*DATA IN THIS EXERCISE*:
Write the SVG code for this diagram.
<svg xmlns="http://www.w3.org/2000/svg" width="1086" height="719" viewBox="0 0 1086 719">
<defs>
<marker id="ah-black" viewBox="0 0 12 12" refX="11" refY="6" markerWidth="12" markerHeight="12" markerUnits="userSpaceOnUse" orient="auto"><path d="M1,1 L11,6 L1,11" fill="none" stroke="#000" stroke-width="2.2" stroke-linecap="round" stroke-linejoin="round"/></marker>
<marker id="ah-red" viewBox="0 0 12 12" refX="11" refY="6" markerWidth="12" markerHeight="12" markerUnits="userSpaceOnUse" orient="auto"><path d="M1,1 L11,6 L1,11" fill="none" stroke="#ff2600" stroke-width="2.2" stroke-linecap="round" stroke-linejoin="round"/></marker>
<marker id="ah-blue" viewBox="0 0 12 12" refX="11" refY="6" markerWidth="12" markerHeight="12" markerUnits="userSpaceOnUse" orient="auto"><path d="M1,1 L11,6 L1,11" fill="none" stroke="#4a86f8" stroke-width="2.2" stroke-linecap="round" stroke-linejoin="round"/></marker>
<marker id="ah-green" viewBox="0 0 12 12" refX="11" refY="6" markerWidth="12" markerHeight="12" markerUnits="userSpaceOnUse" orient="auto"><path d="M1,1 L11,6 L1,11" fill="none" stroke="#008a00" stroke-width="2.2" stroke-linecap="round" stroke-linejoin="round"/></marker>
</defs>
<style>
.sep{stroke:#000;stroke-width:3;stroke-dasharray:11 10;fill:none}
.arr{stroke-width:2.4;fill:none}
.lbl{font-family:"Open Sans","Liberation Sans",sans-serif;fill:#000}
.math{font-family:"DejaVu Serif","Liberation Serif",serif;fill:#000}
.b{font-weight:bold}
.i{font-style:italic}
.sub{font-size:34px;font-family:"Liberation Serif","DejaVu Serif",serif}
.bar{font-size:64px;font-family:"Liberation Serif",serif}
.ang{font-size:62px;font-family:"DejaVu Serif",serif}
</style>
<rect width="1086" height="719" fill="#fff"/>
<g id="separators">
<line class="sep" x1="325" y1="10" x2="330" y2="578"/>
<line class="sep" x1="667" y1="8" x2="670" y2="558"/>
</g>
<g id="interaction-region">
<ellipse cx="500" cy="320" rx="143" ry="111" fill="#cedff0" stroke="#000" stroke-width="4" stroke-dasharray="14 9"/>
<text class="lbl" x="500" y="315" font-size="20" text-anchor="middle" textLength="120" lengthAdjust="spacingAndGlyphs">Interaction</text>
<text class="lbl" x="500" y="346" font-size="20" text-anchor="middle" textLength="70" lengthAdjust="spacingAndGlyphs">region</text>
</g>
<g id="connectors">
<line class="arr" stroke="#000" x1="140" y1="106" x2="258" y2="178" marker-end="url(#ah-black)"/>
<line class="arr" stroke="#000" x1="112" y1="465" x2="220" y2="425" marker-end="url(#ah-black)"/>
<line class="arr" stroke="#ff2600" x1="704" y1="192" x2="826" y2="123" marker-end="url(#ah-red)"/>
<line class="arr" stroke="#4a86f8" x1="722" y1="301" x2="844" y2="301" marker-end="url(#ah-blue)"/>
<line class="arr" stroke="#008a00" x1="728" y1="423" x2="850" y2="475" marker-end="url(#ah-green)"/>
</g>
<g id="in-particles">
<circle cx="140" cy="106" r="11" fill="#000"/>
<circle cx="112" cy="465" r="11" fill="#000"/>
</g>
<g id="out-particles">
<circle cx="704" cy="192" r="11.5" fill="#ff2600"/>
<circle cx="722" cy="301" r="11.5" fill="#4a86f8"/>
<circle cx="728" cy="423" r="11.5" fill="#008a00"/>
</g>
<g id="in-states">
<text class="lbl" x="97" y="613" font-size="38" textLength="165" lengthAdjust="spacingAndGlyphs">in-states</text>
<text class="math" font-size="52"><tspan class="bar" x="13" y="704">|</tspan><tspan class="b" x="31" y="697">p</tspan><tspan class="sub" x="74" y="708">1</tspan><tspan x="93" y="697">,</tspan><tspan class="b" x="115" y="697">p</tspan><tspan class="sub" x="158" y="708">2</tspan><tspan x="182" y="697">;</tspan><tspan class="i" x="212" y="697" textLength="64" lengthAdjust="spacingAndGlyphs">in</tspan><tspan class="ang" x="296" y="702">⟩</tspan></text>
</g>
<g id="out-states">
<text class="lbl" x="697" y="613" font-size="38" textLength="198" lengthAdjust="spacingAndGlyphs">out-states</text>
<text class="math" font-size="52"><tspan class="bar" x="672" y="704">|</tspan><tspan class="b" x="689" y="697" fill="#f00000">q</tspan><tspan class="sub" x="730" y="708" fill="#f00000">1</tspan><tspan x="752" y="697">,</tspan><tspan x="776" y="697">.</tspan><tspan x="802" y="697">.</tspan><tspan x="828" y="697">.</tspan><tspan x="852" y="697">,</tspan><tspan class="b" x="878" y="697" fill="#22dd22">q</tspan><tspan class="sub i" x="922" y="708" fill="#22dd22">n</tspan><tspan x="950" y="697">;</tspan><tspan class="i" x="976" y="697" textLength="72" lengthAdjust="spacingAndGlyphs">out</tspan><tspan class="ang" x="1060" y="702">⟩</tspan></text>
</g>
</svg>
--
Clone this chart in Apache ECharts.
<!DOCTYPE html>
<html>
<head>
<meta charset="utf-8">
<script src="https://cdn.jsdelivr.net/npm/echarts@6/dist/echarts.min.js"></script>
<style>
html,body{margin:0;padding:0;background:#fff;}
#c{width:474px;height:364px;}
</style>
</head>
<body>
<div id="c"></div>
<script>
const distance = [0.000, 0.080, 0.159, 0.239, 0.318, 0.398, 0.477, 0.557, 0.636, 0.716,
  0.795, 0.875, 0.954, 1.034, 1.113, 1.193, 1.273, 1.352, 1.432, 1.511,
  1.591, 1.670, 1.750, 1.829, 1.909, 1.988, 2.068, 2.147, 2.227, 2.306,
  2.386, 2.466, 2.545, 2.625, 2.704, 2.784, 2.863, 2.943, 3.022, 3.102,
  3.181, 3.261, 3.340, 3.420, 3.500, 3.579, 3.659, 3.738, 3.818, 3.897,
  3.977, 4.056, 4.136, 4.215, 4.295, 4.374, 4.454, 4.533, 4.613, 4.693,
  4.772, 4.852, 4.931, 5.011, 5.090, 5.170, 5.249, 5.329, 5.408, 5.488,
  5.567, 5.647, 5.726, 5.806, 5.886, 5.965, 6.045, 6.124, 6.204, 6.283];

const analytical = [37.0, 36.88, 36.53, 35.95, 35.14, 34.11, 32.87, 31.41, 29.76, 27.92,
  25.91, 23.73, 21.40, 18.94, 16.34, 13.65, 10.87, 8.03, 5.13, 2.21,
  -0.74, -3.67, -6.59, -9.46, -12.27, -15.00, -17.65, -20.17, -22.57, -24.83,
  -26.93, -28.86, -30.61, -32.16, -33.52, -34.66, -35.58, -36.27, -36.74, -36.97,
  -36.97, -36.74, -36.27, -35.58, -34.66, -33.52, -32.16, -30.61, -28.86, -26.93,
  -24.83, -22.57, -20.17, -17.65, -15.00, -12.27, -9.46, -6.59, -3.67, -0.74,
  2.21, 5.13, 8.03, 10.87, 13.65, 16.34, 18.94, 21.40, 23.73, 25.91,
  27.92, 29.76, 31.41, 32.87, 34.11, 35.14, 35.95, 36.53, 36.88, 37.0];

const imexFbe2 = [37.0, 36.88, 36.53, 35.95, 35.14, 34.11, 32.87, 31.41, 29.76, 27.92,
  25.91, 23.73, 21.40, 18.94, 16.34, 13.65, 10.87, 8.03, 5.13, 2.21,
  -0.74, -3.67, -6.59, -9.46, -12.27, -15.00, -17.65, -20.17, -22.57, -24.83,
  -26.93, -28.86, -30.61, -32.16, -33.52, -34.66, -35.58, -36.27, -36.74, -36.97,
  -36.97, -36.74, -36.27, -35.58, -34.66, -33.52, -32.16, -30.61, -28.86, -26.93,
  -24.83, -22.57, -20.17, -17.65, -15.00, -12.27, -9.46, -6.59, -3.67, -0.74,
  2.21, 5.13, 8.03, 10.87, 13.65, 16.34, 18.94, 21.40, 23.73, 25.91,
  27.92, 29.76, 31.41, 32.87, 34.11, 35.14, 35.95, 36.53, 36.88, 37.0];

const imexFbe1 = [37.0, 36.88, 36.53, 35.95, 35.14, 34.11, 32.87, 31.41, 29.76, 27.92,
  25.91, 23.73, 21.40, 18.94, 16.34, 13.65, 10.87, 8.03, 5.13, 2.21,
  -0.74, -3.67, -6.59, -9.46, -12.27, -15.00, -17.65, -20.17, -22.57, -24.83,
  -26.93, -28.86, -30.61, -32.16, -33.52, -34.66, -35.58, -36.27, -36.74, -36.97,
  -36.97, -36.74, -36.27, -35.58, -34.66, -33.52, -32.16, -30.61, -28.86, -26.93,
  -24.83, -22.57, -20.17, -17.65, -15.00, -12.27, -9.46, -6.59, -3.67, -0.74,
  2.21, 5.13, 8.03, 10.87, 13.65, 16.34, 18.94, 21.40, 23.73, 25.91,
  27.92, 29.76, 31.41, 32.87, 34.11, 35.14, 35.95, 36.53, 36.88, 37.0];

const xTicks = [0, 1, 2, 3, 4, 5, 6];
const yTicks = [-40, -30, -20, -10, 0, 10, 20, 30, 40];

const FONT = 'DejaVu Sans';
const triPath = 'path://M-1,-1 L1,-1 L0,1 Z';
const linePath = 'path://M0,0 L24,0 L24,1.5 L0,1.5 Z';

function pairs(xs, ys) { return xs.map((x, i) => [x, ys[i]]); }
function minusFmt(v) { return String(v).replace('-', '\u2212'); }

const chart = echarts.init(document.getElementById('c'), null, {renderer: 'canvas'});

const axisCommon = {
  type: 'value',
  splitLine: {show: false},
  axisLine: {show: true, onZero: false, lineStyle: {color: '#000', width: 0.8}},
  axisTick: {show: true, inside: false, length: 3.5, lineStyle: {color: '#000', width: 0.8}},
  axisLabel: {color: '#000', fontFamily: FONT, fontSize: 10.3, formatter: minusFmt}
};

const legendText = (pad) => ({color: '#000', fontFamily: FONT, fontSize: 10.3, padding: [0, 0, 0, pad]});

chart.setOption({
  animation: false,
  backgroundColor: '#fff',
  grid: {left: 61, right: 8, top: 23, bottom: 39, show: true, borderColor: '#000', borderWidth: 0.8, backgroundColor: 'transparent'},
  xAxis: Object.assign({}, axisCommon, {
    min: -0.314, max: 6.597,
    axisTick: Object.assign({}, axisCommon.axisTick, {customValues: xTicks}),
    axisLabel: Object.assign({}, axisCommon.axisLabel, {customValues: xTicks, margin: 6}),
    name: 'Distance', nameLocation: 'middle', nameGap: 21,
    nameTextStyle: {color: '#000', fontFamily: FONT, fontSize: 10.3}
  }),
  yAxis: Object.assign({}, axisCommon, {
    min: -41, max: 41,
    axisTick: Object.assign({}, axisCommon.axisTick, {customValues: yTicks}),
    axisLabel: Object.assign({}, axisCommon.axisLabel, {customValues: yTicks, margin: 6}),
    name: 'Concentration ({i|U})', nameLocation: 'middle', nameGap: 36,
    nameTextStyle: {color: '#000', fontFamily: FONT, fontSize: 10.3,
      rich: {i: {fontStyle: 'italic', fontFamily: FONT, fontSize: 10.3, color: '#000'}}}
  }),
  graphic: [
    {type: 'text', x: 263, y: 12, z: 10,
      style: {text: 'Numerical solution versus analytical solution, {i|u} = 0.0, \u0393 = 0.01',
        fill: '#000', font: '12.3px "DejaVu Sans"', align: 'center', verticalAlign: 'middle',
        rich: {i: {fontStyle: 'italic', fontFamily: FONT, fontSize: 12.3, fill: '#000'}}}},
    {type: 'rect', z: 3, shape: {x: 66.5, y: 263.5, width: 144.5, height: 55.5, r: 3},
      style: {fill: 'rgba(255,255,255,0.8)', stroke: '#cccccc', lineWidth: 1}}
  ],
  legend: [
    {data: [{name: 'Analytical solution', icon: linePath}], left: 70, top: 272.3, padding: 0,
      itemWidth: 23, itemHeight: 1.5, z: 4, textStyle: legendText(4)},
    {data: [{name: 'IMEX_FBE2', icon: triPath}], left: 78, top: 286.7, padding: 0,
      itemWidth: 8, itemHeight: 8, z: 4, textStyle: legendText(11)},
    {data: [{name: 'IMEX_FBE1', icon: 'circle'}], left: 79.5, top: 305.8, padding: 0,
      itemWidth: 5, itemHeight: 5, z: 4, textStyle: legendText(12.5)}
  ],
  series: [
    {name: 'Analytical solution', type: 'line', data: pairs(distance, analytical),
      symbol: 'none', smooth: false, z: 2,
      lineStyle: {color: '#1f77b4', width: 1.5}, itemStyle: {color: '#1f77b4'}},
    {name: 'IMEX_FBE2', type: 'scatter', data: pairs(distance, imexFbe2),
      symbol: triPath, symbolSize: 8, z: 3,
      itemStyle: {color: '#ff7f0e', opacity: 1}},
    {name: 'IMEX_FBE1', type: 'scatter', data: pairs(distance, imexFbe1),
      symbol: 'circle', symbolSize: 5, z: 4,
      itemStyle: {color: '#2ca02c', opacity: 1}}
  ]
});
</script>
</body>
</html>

*EXERCISE PROMPT*:
Transcribe, word for word, every line from the line with "Clone this chart in Apache ECharts." to the line with "6.124, 6.204, 6.283];", inclusive, and output nothing else.

*FULL RESPONSE*:
Clone this chart in Apache ECharts.
<!DOCTYPE html>
<html>
<head>
<meta charset="utf-8">
<script src="https://cdn.jsdelivr.net/npm/echarts@6/dist/echarts.min.js"></script>
<style>
html,body{margin:0;padding:0;background:#fff;}
#c{width:474px;height:364px;}
</style>
</head>
<body>
<div id="c"></div>
<script>
const distance = [0.000, 0.080, 0.159, 0.239, 0.318, 0.398, 0.477, 0.557, 0.636, 0.716,
  0.795, 0.875, 0.954, 1.034, 1.113, 1.193, 1.273, 1.352, 1.432, 1.511,
  1.591, 1.670, 1.750, 1.829, 1.909, 1.988, 2.068, 2.147, 2.227, 2.306,
  2.386, 2.466, 2.545, 2.625, 2.704, 2.784, 2.863, 2.943, 3.022, 3.102,
  3.181, 3.261, 3.340, 3.420, 3.500, 3.579, 3.659, 3.738, 3.818, 3.897,
  3.977, 4.056, 4.136, 4.215, 4.295, 4.374, 4.454, 4.533, 4.613, 4.693,
  4.772, 4.852, 4.931, 5.011, 5.090, 5.170, 5.249, 5.329, 5.408, 5.488,
  5.567, 5.647, 5.726, 5.806, 5.886, 5.965, 6.045, 6.124, 6.204, 6.283];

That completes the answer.